## WHAT THE TASK REQUIRES
Transcribe every line, keeping it exact.
>>>
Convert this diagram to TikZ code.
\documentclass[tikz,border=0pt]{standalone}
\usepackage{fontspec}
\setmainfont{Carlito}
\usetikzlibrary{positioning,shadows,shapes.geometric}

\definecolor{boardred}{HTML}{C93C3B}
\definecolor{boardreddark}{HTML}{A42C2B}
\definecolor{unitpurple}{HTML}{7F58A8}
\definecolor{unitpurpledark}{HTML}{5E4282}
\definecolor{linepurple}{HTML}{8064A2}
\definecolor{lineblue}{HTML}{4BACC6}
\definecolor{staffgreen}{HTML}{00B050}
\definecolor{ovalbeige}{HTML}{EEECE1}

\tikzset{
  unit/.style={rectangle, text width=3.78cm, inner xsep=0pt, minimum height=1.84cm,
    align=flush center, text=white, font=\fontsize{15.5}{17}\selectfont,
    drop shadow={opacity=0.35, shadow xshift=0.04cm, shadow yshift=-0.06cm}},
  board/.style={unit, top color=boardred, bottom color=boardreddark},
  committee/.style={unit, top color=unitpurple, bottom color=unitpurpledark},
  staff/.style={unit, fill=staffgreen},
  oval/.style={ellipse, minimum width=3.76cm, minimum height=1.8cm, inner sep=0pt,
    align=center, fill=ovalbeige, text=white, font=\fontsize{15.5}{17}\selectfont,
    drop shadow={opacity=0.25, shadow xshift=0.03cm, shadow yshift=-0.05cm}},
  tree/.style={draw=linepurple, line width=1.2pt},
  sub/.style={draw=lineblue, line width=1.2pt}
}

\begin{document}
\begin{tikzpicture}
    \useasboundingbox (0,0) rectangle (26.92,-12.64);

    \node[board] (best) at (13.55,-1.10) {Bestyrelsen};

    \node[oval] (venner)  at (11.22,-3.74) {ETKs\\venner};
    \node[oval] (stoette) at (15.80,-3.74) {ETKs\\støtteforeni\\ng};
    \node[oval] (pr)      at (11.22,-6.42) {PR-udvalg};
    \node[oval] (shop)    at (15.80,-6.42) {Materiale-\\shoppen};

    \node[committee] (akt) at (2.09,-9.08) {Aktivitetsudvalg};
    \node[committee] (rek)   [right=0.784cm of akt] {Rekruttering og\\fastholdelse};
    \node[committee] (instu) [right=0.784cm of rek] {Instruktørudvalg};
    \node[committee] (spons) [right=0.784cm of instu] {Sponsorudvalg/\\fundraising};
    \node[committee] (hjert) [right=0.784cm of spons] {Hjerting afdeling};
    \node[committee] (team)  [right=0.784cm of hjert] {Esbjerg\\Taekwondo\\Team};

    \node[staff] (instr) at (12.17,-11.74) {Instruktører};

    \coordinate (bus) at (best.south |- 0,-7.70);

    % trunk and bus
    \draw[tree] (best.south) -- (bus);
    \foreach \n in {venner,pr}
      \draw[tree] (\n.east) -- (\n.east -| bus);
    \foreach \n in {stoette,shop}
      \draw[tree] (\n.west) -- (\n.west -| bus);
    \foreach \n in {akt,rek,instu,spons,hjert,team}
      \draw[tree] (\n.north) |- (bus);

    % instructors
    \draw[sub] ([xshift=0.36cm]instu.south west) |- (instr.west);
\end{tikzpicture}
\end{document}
<<<
## RESULT OF THE TASK
Convert this diagram to TikZ code.
\documentclass[tikz,border=0pt]{standalone}
\usepackage{fontspec}
\setmainfont{Carlito}
\usetikzlibrary{positioning,shadows,shapes.geometric}

\definecolor{boardred}{HTML}{C93C3B}
\definecolor{boardreddark}{HTML}{A42C2B}
\definecolor{unitpurple}{HTML}{7F58A8}
\definecolor{unitpurpledark}{HTML}{5E4282}
\definecolor{linepurple}{HTML}{8064A2}
\definecolor{lineblue}{HTML}{4BACC6}
\definecolor{staffgreen}{HTML}{00B050}
\definecolor{ovalbeige}{HTML}{EEECE1}

\tikzset{
  unit/.style={rectangle, text width=3.78cm, inner xsep=0pt, minimum height=1.84cm,
    align=flush center, text=white, font=\fontsize{15.5}{17}\selectfont,
    drop shadow={opacity=0.35, shadow xshift=0.04cm, shadow yshift=-0.06cm}},
  board/.style={unit, top color=boardred, bottom color=boardreddark},
  committee/.style={unit, top color=unitpurple, bottom color=unitpurpledark},
  staff/.style={unit, fill=staffgreen},
  oval/.style={ellipse, minimum width=3.76cm, minimum height=1.8cm, inner sep=0pt,
    align=center, fill=ovalbeige, text=white, font=\fontsize{15.5}{17}\selectfont,
    drop shadow={opacity=0.25, shadow xshift=0.03cm, shadow yshift=-0.05cm}},
  tree/.style={draw=linepurple, line width=1.2pt},
  sub/.style={draw=lineblue, line width=1.2pt}
}

\begin{document}
\begin{tikzpicture}
    \useasboundingbox (0,0) rectangle (26.92,-12.64);

    \node[board] (best) at (13.55,-1.10) {Bestyrelsen};

    \node[oval] (venner)  at (11.22,-3.74) {ETKs\\venner};
    \node[oval] (stoette) at (15.80,-3.74) {ETKs\\støtteforeni\\ng};
    \node[oval] (pr)      at (11.22,-6.42) {PR-udvalg};
    \node[oval] (shop)    at (15.80,-6.42) {Materiale-\\shoppen};

    \node[committee] (akt) at (2.09,-9.08) {Aktivitetsudvalg};
    \node[committee] (rek)   [right=0.784cm of akt] {Rekruttering og\\fastholdelse};
    \node[committee] (instu) [right=0.784cm of rek] {Instruktørudvalg};
    \node[committee] (spons) [right=0.784cm of instu] {Sponsorudvalg/\\fundraising};
    \node[committee] (hjert) [right=0.784cm of spons] {Hjerting afdeling};
    \node[committee] (team)  [right=0.784cm of hjert] {Esbjerg\\Taekwondo\\Team};

    \node[staff] (instr) at (12.17,-11.74) {Instruktører};

    \coordinate (bus) at (best.south |- 0,-7.70);

    % trunk and bus
    \draw[tree] (best.south) -- (bus);
    \foreach \n in {venner,pr}
      \draw[tree] (\n.east) -- (\n.east -| bus);
    \foreach \n in {stoette,shop}
      \draw[tree] (\n.west) -- (\n.west -| bus);
    \foreach \n in {akt,rek,instu,spons,hjert,team}
      \draw[tree] (\n.north) |- (bus);

    % instructors
    \draw[sub] ([xshift=0.36cm]instu.south west) |- (instr.west);
\end{tikzpicture}
\end{document}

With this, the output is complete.